DIRECTION
Transcribe only the lines from the line with "Output the LaTeX" through the line with "(0,0) rectangle (1130,585);", exactly, counting both of those lines as part of the stretch.

Plotting code records:
[Start]

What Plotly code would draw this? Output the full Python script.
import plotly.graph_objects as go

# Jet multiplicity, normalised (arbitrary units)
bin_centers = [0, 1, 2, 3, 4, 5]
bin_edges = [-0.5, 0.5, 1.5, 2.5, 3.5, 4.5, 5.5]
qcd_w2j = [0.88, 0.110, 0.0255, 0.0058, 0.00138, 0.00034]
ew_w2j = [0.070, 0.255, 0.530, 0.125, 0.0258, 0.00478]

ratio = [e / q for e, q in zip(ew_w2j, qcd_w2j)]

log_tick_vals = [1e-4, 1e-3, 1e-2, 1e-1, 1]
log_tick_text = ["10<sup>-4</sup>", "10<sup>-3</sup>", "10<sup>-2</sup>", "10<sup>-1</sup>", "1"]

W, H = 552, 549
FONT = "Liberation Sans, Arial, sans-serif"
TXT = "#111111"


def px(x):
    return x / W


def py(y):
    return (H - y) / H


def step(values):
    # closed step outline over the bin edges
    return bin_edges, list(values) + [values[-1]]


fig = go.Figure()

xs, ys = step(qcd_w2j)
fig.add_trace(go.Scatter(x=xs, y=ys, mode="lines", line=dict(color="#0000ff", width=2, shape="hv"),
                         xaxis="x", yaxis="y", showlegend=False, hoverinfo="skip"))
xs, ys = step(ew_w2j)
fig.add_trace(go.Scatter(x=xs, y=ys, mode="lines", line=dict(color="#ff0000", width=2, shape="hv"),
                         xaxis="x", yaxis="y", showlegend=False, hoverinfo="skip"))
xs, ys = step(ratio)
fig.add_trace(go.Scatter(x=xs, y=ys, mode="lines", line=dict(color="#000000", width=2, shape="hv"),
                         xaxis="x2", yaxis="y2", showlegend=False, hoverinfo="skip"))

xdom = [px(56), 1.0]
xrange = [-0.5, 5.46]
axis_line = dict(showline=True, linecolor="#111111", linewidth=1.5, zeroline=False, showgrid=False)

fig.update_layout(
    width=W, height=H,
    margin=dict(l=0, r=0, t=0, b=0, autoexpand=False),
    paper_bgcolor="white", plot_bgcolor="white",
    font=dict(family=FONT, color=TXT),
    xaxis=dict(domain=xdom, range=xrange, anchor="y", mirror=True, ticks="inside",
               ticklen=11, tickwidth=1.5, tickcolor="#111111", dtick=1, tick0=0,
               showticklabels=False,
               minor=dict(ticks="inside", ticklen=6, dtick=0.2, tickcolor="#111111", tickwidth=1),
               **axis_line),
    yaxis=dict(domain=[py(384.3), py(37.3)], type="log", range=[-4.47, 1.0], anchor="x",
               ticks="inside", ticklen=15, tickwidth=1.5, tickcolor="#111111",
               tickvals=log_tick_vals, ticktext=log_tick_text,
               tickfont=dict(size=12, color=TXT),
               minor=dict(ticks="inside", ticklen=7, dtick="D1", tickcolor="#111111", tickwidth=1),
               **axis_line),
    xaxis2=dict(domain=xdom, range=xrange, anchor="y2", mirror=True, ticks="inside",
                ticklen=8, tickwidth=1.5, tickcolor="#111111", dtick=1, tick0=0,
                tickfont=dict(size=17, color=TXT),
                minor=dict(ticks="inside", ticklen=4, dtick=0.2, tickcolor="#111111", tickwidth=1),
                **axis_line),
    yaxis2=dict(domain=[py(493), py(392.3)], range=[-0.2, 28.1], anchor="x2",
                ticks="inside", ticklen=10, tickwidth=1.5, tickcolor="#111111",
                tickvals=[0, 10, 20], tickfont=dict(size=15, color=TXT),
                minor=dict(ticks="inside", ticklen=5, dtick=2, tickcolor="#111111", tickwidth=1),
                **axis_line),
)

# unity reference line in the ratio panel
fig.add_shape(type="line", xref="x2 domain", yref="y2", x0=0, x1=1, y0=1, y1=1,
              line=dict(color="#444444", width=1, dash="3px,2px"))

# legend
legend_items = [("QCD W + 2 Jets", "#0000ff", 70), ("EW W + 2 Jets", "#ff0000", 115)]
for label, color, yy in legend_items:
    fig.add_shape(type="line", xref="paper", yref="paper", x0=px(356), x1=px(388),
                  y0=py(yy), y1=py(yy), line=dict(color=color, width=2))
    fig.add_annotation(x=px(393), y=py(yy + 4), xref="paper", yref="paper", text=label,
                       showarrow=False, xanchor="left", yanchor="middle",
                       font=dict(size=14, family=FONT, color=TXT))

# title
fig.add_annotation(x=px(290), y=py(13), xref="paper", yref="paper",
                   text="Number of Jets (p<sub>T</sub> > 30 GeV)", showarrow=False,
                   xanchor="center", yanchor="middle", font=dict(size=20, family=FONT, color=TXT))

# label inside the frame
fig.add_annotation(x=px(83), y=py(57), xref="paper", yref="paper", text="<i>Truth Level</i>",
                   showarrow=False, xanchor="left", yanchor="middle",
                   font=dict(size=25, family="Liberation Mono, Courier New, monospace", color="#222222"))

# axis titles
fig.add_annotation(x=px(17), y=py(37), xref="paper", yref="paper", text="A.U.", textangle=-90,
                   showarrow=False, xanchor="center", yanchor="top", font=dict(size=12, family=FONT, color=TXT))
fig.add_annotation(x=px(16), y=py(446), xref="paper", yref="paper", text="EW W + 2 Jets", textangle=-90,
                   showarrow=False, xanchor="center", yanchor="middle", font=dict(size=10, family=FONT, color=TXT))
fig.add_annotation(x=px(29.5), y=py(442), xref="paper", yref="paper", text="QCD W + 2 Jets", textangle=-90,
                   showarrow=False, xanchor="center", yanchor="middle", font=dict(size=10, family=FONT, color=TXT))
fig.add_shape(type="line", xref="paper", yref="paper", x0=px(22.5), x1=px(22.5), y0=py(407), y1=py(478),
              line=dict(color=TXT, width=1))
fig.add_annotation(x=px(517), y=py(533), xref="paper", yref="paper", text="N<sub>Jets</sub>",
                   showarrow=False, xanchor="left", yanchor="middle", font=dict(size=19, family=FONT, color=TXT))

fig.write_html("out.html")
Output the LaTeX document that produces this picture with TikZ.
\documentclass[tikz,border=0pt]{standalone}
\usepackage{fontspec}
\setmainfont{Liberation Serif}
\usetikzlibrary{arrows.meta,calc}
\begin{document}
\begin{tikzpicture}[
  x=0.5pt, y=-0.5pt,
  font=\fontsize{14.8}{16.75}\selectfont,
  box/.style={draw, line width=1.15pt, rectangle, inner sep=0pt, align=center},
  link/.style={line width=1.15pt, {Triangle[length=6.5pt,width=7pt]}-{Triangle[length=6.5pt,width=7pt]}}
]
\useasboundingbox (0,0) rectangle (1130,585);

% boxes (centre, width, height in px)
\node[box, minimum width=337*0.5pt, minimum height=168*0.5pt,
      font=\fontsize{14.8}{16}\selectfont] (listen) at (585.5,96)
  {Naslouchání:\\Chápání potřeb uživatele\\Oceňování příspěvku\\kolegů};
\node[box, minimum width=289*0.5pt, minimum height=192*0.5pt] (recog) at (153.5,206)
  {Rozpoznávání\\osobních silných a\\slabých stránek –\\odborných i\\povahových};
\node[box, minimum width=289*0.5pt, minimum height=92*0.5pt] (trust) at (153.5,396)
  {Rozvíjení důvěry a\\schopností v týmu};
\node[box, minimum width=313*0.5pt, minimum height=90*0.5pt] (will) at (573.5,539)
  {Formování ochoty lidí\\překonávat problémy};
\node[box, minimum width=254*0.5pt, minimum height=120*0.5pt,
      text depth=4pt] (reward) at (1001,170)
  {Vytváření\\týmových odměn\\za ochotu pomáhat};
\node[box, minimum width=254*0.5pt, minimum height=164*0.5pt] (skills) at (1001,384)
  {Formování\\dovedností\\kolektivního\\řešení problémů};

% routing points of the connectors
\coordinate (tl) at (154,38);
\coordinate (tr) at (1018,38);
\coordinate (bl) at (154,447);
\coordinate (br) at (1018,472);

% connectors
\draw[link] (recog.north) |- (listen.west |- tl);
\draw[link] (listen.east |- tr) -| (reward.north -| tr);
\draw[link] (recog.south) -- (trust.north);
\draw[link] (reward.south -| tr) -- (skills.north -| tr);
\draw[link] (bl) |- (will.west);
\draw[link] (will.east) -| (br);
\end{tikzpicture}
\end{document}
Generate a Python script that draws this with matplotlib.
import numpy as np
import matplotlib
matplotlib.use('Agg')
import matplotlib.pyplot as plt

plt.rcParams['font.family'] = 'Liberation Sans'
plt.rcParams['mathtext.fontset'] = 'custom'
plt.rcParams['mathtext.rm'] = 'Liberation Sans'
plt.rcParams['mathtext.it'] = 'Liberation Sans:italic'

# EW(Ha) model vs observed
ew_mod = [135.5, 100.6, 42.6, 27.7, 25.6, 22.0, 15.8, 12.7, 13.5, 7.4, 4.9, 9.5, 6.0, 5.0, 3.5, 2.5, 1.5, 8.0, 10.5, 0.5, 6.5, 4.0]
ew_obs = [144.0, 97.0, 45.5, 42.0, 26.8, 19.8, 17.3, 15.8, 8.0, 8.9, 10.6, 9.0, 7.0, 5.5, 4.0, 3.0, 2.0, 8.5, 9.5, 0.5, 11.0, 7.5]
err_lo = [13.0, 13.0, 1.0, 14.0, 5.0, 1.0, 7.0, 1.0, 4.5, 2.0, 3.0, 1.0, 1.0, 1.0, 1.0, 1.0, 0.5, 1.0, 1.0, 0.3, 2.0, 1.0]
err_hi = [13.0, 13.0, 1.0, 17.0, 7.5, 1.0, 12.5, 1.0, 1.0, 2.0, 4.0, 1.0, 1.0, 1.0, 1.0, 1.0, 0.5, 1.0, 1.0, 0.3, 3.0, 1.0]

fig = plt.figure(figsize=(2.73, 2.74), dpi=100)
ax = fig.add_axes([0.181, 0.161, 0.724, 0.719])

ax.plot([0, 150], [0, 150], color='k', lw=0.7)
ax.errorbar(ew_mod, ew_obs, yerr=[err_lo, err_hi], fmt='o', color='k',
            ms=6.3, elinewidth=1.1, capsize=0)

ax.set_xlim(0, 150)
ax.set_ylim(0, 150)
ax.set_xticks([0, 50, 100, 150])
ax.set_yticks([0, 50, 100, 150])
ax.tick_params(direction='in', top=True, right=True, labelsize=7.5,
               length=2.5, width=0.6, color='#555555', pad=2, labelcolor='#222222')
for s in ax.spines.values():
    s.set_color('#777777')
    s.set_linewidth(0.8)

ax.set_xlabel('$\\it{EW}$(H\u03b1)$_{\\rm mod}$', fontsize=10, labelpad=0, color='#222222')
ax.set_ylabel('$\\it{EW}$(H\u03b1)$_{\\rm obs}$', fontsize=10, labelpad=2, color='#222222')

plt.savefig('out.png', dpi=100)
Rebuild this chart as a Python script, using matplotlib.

[End]

WORKED SOLUTION
Output the LaTeX document that produces this picture with TikZ.
\documentclass[tikz,border=0pt]{standalone}
\usepackage{fontspec}
\setmainfont{Liberation Serif}
\usetikzlibrary{arrows.meta,calc}
\begin{document}
\begin{tikzpicture}[
  x=0.5pt, y=-0.5pt,
  font=\fontsize{14.8}{16.75}\selectfont,
  box/.style={draw, line width=1.15pt, rectangle, inner sep=0pt, align=center},
  link/.style={line width=1.15pt, {Triangle[length=6.5pt,width=7pt]}-{Triangle[length=6.5pt,width=7pt]}}
]
\useasboundingbox (0,0) rectangle (1130,585);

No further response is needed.